» STATED TASK:
Wherever the string "this" appears in the listing, copy that line.

━━━

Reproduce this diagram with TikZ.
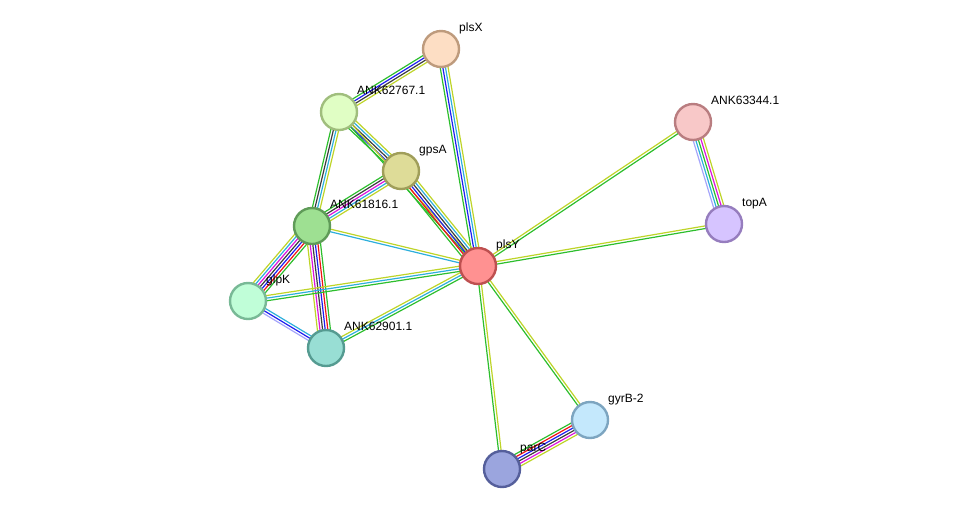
\documentclass[tikz,border=0pt]{standalone}
\usepackage{fontspec}
\setmainfont{Liberation Sans}
\usetikzlibrary{calc,backgrounds}

% evidence channel colours
\definecolor{strgreen}{RGB}{45,190,45}
\definecolor{strred}{RGB}{240,20,20}
\definecolor{strblue}{RGB}{30,30,240}
\definecolor{strblack}{RGB}{60,60,60}
\definecolor{strmagenta}{RGB}{220,20,220}
\definecolor{strcyan}{RGB}{45,175,220}
\definecolor{strlime}{RGB}{190,212,40}
\definecolor{strpurple}{RGB}{165,165,250}

% #1 from, #2 to, #3 number of lines, #4 colours
\newcommand{\evidence}[4]{%
  \foreach \col [count=\i] in {#4} {
    \pgfmathsetmacro{\off}{(\i-(#3+1)/2)*2.6}
    \draw[ev, \col] ($(#1)!\off pt!90:(#2)$) -- ($(#2)!\off pt!-90:(#1)$);
  }}

\begin{document}
\begin{tikzpicture}[
    x=1pt, y=-1pt,
    font=\fontsize{12}{14}\selectfont,
    prot/.style={circle, minimum size=36pt, inner sep=0pt, line width=2.4pt},
    lbl/.style={anchor=west, xshift=17pt, yshift=21pt, text height=8.5pt, text depth=2.5pt, inner sep=1pt},
    ev/.style={line width=1.2pt}]

    \useasboundingbox (0,0) rectangle (976,515);

    % proteins
    \node[prot, fill={rgb,255:red,253;green,222;blue,196}, draw={rgb,255:red,190;green,155;blue,125}] (plsX) at (441,49) {};
    \node[prot, fill={rgb,255:red,224;green,254;blue,196}, draw={rgb,255:red,160;green,190;blue,125}] (ANK62767) at (339,112) {};
    \node[prot, fill={rgb,255:red,222;green,220;blue,152}, draw={rgb,255:red,160;green,158;blue,90}] (gpsA) at (401,171) {};
    \node[prot, fill={rgb,255:red,158;green,224;blue,146}, draw={rgb,255:red,95;green,155;blue,88}] (ANK61816) at (312,226) {};
    \node[prot, fill={rgb,255:red,192;green,254;blue,216}, draw={rgb,255:red,120;green,185;blue,150}] (glpK) at (248,301) {};
    \node[prot, fill={rgb,255:red,152;green,222;blue,212}, draw={rgb,255:red,85;green,155;blue,145}] (ANK62901) at (326,348) {};
    \node[prot, fill={rgb,255:red,255;green,145;blue,145}, draw={rgb,255:red,190;green,80;blue,80}] (plsY) at (478,266) {};
    \node[prot, fill={rgb,255:red,248;green,200;blue,200}, draw={rgb,255:red,185;green,125;blue,128}] (ANK63344) at (693,122) {};
    \node[prot, fill={rgb,255:red,214;green,196;blue,255}, draw={rgb,255:red,150;green,125;blue,190}] (topA) at (724,224) {};
    \node[prot, fill={rgb,255:red,196;green,232;blue,252}, draw={rgb,255:red,125;green,165;blue,192}] (gyrB) at (590,420) {};
    \node[prot, fill={rgb,255:red,155;green,165;blue,222}, draw={rgb,255:red,85;green,95;blue,155}] (parC) at (502,469) {};

    \node[lbl] (plsXl) at (plsX) {plsX};
    \node[lbl] (ANK62767l) at (ANK62767) {ANK62767.1};
    \node[lbl] (gpsAl) at (gpsA) {gpsA};
    \node[lbl] (ANK61816l) at (ANK61816) {ANK61816.1};
    \node[lbl] (glpKl) at (glpK) {glpK};
    \node[lbl] (ANK62901l) at (ANK62901) {ANK62901.1};
    \node[lbl] (plsYl) at (plsY) {plsY};
    \node[lbl] (ANK63344l) at (ANK63344) {ANK63344.1};
    \node[lbl] (topAl) at (topA) {topA};
    \node[lbl] (gyrBl) at (gyrB) {gyrB-2};
    \node[lbl] (parCl) at (parC) {parC};

    % interactions
    \begin{scope}[on background layer]
    \evidence{plsX}{ANK62767}{4}{strgreen,strblue,strblack,strlime}
    \evidence{plsX}{plsY}{4}{strgreen,strblue,strcyan,strlime}
    \evidence{ANK62767}{gpsA}{5}{strgreen,strblue,strblack,strcyan,strlime}
    \evidence{ANK62767}{plsY}{2}{strgreen,strlime}
    \evidence{ANK62767}{ANK61816}{4}{strgreen,strblack,strcyan,strlime}
    \evidence{gpsA}{plsY}{6}{strgreen,strred,strblue,strblack,strcyan,strlime}
    \evidence{gpsA}{ANK61816}{5}{strgreen,strblack,strmagenta,strcyan,strlime}
    \evidence{ANK61816}{plsY}{2}{strcyan,strlime}
    \evidence{ANK61816}{glpK}{7}{strlime,strcyan,strmagenta,strblack,strblue,strred,strgreen}
    \evidence{ANK61816}{ANK62901}{6}{strlime,strmagenta,strblack,strblue,strred,strgreen}
    \evidence{glpK}{plsY}{3}{strgreen,strcyan,strlime}
    \evidence{glpK}{ANK62901}{3}{strpurple,strblue,strcyan}
    \evidence{ANK62901}{plsY}{3}{strgreen,strcyan,strlime}
    \evidence{plsY}{ANK63344}{2}{strgreen,strlime}
    \evidence{plsY}{topA}{2}{strgreen,strlime}
    \evidence{ANK63344}{topA}{5}{strpurple,strcyan,strgreen,strmagenta,strlime}
    \evidence{plsY}{parC}{2}{strgreen,strlime}
    \evidence{plsY}{gyrB}{2}{strgreen,strlime}
    \evidence{parC}{gyrB}{6}{strlime,strmagenta,strblack,strblue,strred,strgreen}
    \end{scope}
\end{tikzpicture}
\end{document}
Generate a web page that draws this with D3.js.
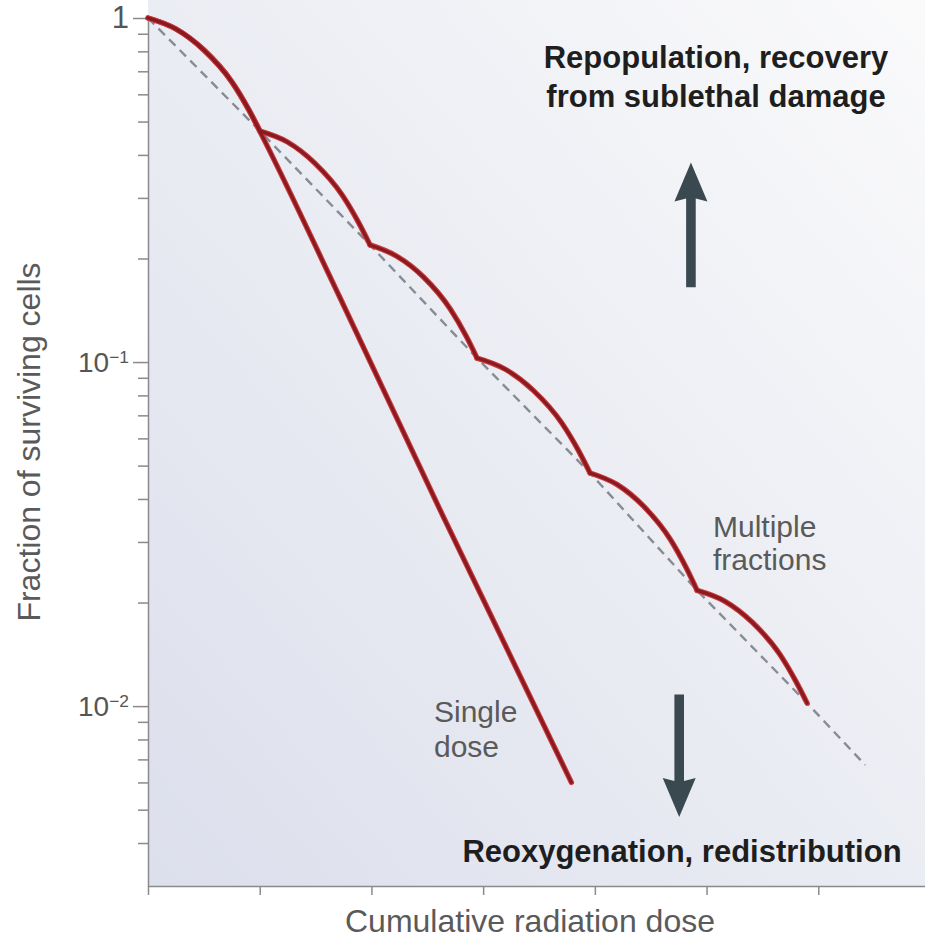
<!DOCTYPE html>
<html lang="en">
<head>
  <meta charset="UTF-8">
  <title>Cell survival: single dose vs multiple fractions</title>
  <script src="https://d3js.org/d3.v7.min.js"></script>
  <style>
    body { margin: 0; background: #fff; }
    svg { display: block; font-family: "Liberation Sans", Arial, Helvetica, sans-serif; }
    .axis path, .axis line { stroke: #8a8a8a; stroke-width: 1.5px; }
    .axis text { fill: #555; font-size: 28px; }
    .label { fill: #5a5a5a; font-size: 30px; }
    .title { fill: #5a5a5a; font-size: 32px; }
    .note { fill: #1e1e1e; font-size: 31px; font-weight: bold; }
    .curve-halo { fill: none; stroke: #c93a3d; stroke-width: 5.4px; stroke-linejoin: round; stroke-linecap: round; }
    .curve { fill: none; stroke: #8a1a1f; stroke-width: 3.2px; stroke-linejoin: round; stroke-linecap: round; }
    .envelope { fill: none; stroke: #878c94; stroke-width: 2.4px; stroke-dasharray: 9,6; }
    .arrow { fill: #3a4850; }
  </style>
</head>
<body>
  <script>
    const width = 925;
    const height = 940;

    // dose (tick units) and surviving fraction
    const singleDose = [
      [0, 1], [0.25, 0.929], [0.5, 0.807], [0.75, 0.652], [0.9, 0.542], [1.0, 0.469],
      [1.72, 0.1535], [2.64, 0.0357], [3.79, 0.0060]
    ];

    // each fraction is its own shoulder; kinks where the next fraction starts
    const fractions = [
      [[0, 1], [0.251, 0.929], [0.501, 0.807], [0.752, 0.652], [0.902, 0.542], [1.003, 0.469]],
      [[1.003, 0.469], [1.249, 0.436], [1.495, 0.378], [1.741, 0.305], [1.889, 0.253], [1.987, 0.219]],
      [[1.987, 0.219], [2.227, 0.203], [2.466, 0.1767], [2.706, 0.1426], [2.850, 0.1186], [2.945, 0.1027]],
      [[2.945, 0.1027], [3.198, 0.0953], [3.451, 0.0826], [3.704, 0.0665], [3.856, 0.0551], [3.957, 0.0476]],
      [[3.957, 0.0476], [4.197, 0.0441], [4.436, 0.0381], [4.676, 0.0305], [4.819, 0.0252], [4.915, 0.0217]],
      [[4.915, 0.0217], [5.161, 0.0202], [5.407, 0.01755], [5.654, 0.01417], [5.801, 0.01178], [5.900, 0.0102]]
    ];

    // dashed envelope through the kinks
    const envelope = [
      [0, 1], [1.003, 0.469], [1.987, 0.219], [2.945, 0.1027], [3.957, 0.0476],
      [4.915, 0.0217], [5.900, 0.0102], [6.42, 0.00674]
    ];

    const xTicks = [0, 1, 2, 3, 4, 5, 6];
    const yMajor = [1, 0.1, 0.01];
    const yMinor = [0.9, 0.8, 0.7, 0.6, 0.5, 0.4, 0.3, 0.2,
                    0.09, 0.08, 0.07, 0.06, 0.05, 0.04, 0.03, 0.02,
                    0.009, 0.008, 0.007, 0.006, 0.005, 0.004];

    // up: repopulation / recovery, down: reoxygenation / redistribution
    const arrows = [
      { dose: 4.86, from: 0.165, to: 0.38 },
      { dose: 4.755, from: 0.0108, to: 0.00476 }
    ];

    const svg = d3.select("body").append("svg")
      .attr("width", width)
      .attr("height", height);

    const x = d3.scaleLinear().domain([0, 7]).range([148, 930]);
    const y = d3.scaleLog().domain([0.003, 1]).range([886, 18]);

    // shaded plot area
    const defs = svg.append("defs");
    const grad = defs.append("linearGradient")
      .attr("id", "bg")
      .attr("x1", 0).attr("y1", 1).attr("x2", 1).attr("y2", 0);
    grad.append("stop").attr("offset", 0).attr("stop-color", "#dcdfec");
    grad.append("stop").attr("offset", 0.55).attr("stop-color", "#eceef4");
    grad.append("stop").attr("offset", 1).attr("stop-color", "#fafafb");

    svg.append("rect")
      .attr("x", x(0)).attr("y", 0)
      .attr("width", width - x(0)).attr("height", y(0.003))
      .attr("fill", "url(#bg)");

    // axes
    svg.append("g")
      .attr("class", "axis")
      .attr("transform", `translate(0,${y(0.003)})`)
      .call(d3.axisBottom(x).tickValues(xTicks).tickSize(9).tickSizeOuter(0).tickFormat(""));

    const yAxis = svg.append("g")
      .attr("class", "axis")
      .attr("transform", `translate(${x(0)},0)`)
      .call(d3.axisLeft(y).tickValues(yMajor).tickSize(15).tickSizeOuter(0).tickPadding(4));

    yAxis.selectAll(".tick text").each(function (d) {
      const t = d3.select(this).text(null);
      if (d === 1) {
        t.style("font-size", "31px").text("1");
      } else {
        t.append("tspan").text("10");
        t.append("tspan").attr("dy", "-0.5em").attr("font-size", "0.62em")
          .text("\u2212" + Math.round(-Math.log10(d)));
      }
    });

    svg.append("g")
      .attr("class", "axis")
      .attr("transform", `translate(${x(0)},0)`)
      .call(d3.axisLeft(y).tickValues(yMinor).tickSize(10).tickSizeOuter(0).tickFormat(""))
      .select(".domain").remove();

    const line = d3.line()
      .x(d => x(d[0]))
      .y(d => y(d[1]));

    // dashed envelope
    svg.append("path")
      .datum(envelope)
      .attr("class", "envelope")
      .attr("d", line.curve(d3.curveLinear));

    // red curves: halo then core
    const smooth = d3.line().x(d => x(d[0])).y(d => y(d[1])).curve(d3.curveMonotoneX);
    const curves = [singleDose, ...fractions];
    ["curve-halo", "curve"].forEach(cls => {
      svg.selectAll("path." + cls)
        .data(curves)
        .join("path")
        .attr("class", cls)
        .attr("d", smooth);
    });

    // arrows
    svg.selectAll(".arrow")
      .data(arrows)
      .join("path")
      .attr("class", "arrow")
      .attr("d", a => {
        const cx = x(a.dose), y0 = y(a.from), y1 = y(a.to);
        const dir = y1 < y0 ? -1 : 1;
        const head = 38, hw = 16.5, sw = 4.8;
        const yb = y1 - dir * head;
        return `M${cx - sw},${y0} L${cx - sw},${yb + dir * 2} L${cx - hw},${yb - dir * 1}` +
          ` L${cx},${y1} L${cx + hw},${yb - dir * 1} L${cx + sw},${yb + dir * 2} L${cx + sw},${y0} Z`;
      });

    // annotations
    const topNote = svg.append("text").attr("class", "note").attr("text-anchor", "middle");
    topNote.append("tspan").attr("x", 716).attr("y", 68).text("Repopulation, recovery");
    topNote.append("tspan").attr("x", 716).attr("y", 107).text("from sublethal damage");

    svg.append("text").attr("class", "note")
      .attr("x", 682).attr("y", 862).attr("text-anchor", "middle")
      .text("Reoxygenation, redistribution");

    const mf = svg.append("text").attr("class", "label");
    mf.append("tspan").attr("x", 713).attr("y", 537).text("Multiple");
    mf.append("tspan").attr("x", 713).attr("y", 570).text("fractions");

    const sd = svg.append("text").attr("class", "label");
    sd.append("tspan").attr("x", 434).attr("y", 722).text("Single");
    sd.append("tspan").attr("x", 434).attr("y", 757).text("dose");

    // axis titles
    svg.append("text").attr("class", "title")
      .attr("x", 530).attr("y", 932).attr("text-anchor", "middle")
      .text("Cumulative radiation dose");

    svg.append("text").attr("class", "title")
      .attr("transform", "translate(40,442) rotate(-90)")
      .attr("text-anchor", "middle")
      .text("Fraction of surviving cells");
  </script>
</body>
</html>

━━━

» OUTPUT:
Reproduce this diagram with TikZ.
Generate a web page that draws this with D3.js.
      const t = d3.select(this).text(null);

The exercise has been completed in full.